Secondo il buddhismo tibetano, esistono quattro situazioni in cui possiamo sfuggire al controllo della mente, con tutti i suoi effetti distorsivi, e vedere la realtà ultima. Queste quattro situazioni sono intervalli, più o meno lunghi, in cui cessa il potere proiettivo della mente.
Il primo è quello del sogno, in cui scompare la realtà dello stato di veglia e si entra in un altro spazio. Il secondo è quello della meditazione, in cui la mente dimora in uno stato di assorbimento o 'samadhi'. Il terzo è quello della morte, che è presente nei momenti prima della morte fisica. E il quarto è quello della 'dharmata', che subentra subito dopo il momento della morte.
A questo punto, se non abbiamo riconosciuta la realtà ultima, cioè se non ci siamo risvegliati, vaghiamo per 49 giorni, vivendo esperienze intense ma confuse in cui diventa sempre più forte il desiderio di una rinascita. Entrando infine in una nuova vita, siamo soggetti a tutte le esperienze di questo mondo, con le sue sofferenze e la sua confusione. E tutto ricomincia da capo.
Ovviamente, se in vita abbiamo appreso le idee giuste e se abbiamo almeno riflettuto sulla natura di questo mondo, abbiamo più probabilità di risvegliarci in uno di questi intervalli e di non desiderare più di rientrare in questa dimensione della sofferenza e della morte. Scoprendo la natura luminosa della realtà, 'capiamo' che esiste un'altra possibilità di 'vita', fondata su una maggiore consapevolezza e non più legata al ciclo delle nascite e delle morti.
I quattro intervalli naturali che ci vengono offerti sono periodi in cui cessa quella specie di sonno in cui viviamo abitualmente, caratterizzato da una visione confusa e illusoria, e ci si presenta la possibilità di essere più consapevoli e di vedere chiaramente.
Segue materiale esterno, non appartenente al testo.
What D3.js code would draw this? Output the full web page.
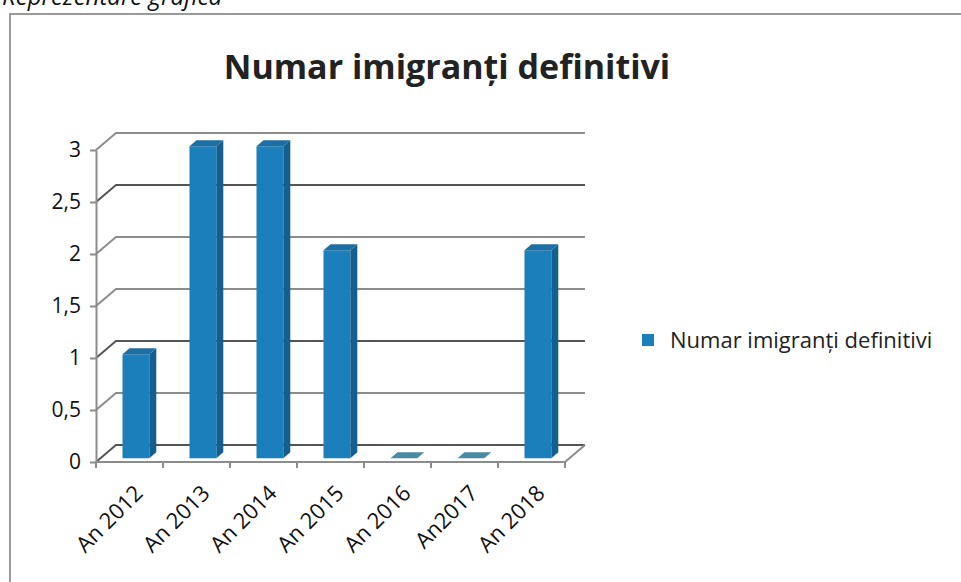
<!DOCTYPE html>
<html>
<head>
<meta charset="utf-8">
<script src="https://cdn.jsdelivr.net/npm/d3@7"></script>
<style>
  body { margin: 0; background: #fff; }
  svg { display: block; }
</style>
</head>
<body>
<script>
const categories = ["An 2012", "An 2013", "An 2014", "An 2015", "An 2016", "An2017", "An 2018"];
const values = [1, 3, 3, 2, 0, 0, 2];
const yTicks = [0, 0.5, 1, 1.5, 2, 2.5, 3];
const seriesName = "Numar imigranți definitivi";

const width = 961, height = 582;
const depth = { dx: 20, dy: -17 };

const svg = d3.select("body").append("svg")
  .attr("width", width)
  .attr("height", height);

// caption of the page, cut at the top like in the scan
svg.append("text")
  .attr("x", 2).attr("y", 5)
  .attr("font-family", "Open Sans, sans-serif")
  .attr("font-style", "italic")
  .attr("font-size", 24)
  .attr("fill", "#111")
  .text("Reprezentare grafica");

// chart frame
svg.append("rect")
  .attr("x", 10).attr("y", 14)
  .attr("width", 1000).attr("height", 600)
  .attr("fill", "none")
  .attr("stroke", "#9a9a9a")
  .attr("stroke-width", 2);

svg.append("text")
  .attr("x", 447).attr("y", 79)
  .attr("text-anchor", "middle")
  .attr("font-family", "Open Sans, sans-serif")
  .attr("font-weight", "bold")
  .attr("font-size", 34)
  .attr("fill", "#222")
  .text("Numar imigranți definitivi");

const x = d3.scaleBand()
  .domain(categories)
  .range([96, 565]);

const y = d3.scaleLinear()
  .domain([0, 3])
  .range([462, 150]);

const plot = svg.append("g");
const [x0, x1] = x.range();

// walls and gridlines
plot.selectAll("path.grid")
  .data(yTicks)
  .join("path")
  .attr("class", "grid")
  .attr("fill", "none")
  .attr("stroke", d => (d === 2.5 || d === 1 || d === 0) ? "#555" : "#8c8c8c")
  .attr("stroke-width", 2)
  .attr("d", d => `M${x0},${y(d)}L${x0 + depth.dx},${y(d) + depth.dy}L${x1 + depth.dx},${y(d) + depth.dy}`);

// floor front edge
plot.append("path")
  .attr("fill", "none")
  .attr("stroke", "#8c8c8c")
  .attr("stroke-width", 2)
  .attr("d", `M${x0},${y(0)}L${x1},${y(0)}L${x1 + depth.dx},${y(0) + depth.dy}`);

// category ticks
plot.selectAll("line.xtick")
  .data(categories.concat([null]))
  .join("line")
  .attr("class", "xtick")
  .attr("x1", (d, i) => x0 + i * x.step())
  .attr("x2", (d, i) => x0 + i * x.step())
  .attr("y1", y(0))
  .attr("y2", y(0) + 6)
  .attr("stroke", "#8c8c8c")
  .attr("stroke-width", 2);

// y axis
const yAxis = d3.axisLeft(y)
  .tickValues(yTicks)
  .tickSize(6)
  .tickSizeOuter(0)
  .tickPadding(9)
  .tickFormat(d => String(d).replace(".", ","));

const yAxisGroup = plot.append("g")
  .attr("transform", `translate(${x0},0)`)
  .call(yAxis);
yAxisGroup.selectAll("path, line")
  .attr("stroke", "#8c8c8c")
  .attr("stroke-width", 2);
yAxisGroup.selectAll("text")
  .attr("font-family", "Open Sans, sans-serif")
  .attr("font-size", 21)
  .attr("fill", "#111");

// x labels
const xAxisGroup = plot.append("g")
  .attr("transform", `translate(0,${y(0) + 28})`)
  .call(d3.axisBottom(x).tickSize(0).tickPadding(0));
xAxisGroup.select(".domain").remove();
xAxisGroup.selectAll("text")
  .attr("font-family", "Open Sans, sans-serif")
  .attr("font-size", 22)
  .attr("fill", "#111")
  .attr("text-anchor", "end")
  .attr("dy", "0.3em")
  .attr("transform", "translate(10,0) rotate(-45)");

// bars
const barW = x.bandwidth() * 0.4;
const front = { dx: depth.dx * 0.22, dy: depth.dy * 0.22 };
const side = { dx: 7, dy: -6 };

const bars = plot.selectAll("g.bar")
  .data(categories.map((c, i) => ({ c, v: values[i] })))
  .join("g")
  .attr("class", "bar");

bars.each(function(d) {
  const g = d3.select(this);
  const xl = x(d.c) + (x.bandwidth() - barW) / 2 + front.dx + 2;
  const xr = xl + barW;
  const yb = y(0) + front.dy;
  const yt = y(d.v) + front.dy;
  if (d.v === 0) {
    g.append("path")
      .attr("fill", "#4a8aa4")
      .attr("d", `M${xl},${yb}L${xr},${yb}L${xr + side.dx},${yb + side.dy}L${xl + side.dx},${yb + side.dy}Z`);
    return;
  }
  g.append("path")
    .attr("fill", "#145f8f")
    .attr("d", `M${xr},${yt}L${xr + side.dx},${yt + side.dy}L${xr + side.dx},${yb + side.dy}L${xr},${yb}Z`);
  g.append("rect")
    .attr("x", xl).attr("y", yt)
    .attr("width", barW).attr("height", yb - yt)
    .attr("fill", "#1a7fba");
  g.append("path")
    .attr("fill", "#1c6ea3")
    .attr("d", `M${xl},${yt}L${xr},${yt}L${xr + side.dx},${yt + side.dy}L${xl + side.dx},${yt + side.dy}Z`);
});

// legend
const legend = svg.append("g").attr("transform", "translate(642,334)");
legend.append("rect")
  .attr("width", 12).attr("height", 12)
  .attr("fill", "#1a7fba");
legend.append("text")
  .attr("x", 28).attr("y", 6)
  .attr("dy", "0.35em")
  .attr("font-family", "Open Sans, sans-serif")
  .attr("font-size", 22)
  .attr("fill", "#222")
  .text(seriesName);
</script>
</body>
</html>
Dei quattro intervalli, quello legato alla meditazione è l'occasione alla portata di tutti. Lì possiamo lavorare per rendere più chiara la visione, per prepararci ad essere meno confusi prima e dopo la morte.
Sappiamo che tutti i metodi di meditazione si riducono a due grandi categorie: "shamata" e "vipashyana o vipassana". Nella prima si tratta di trovare la calma e di rendere stabile la mente, non più soggetta alle oscillazioni degli stati d'animo disturbanti e disturbati. Nella seconda si tratta di osservare non più questo o quello, ma la nostra stessa consapevolezza priva di contenuti, raggiungendo una visione profonda.
Meditare non è pensare a qualcosa di specifico, ma andare al di là dei concetti mentali.
Chi crede in Dio, pensa di poter essere salvato da qualche divinità. Ma nessun Dio può gestire la nostra mente: non esiste l'elisir della saggezza, né tanto meno quello dell'intelligenza.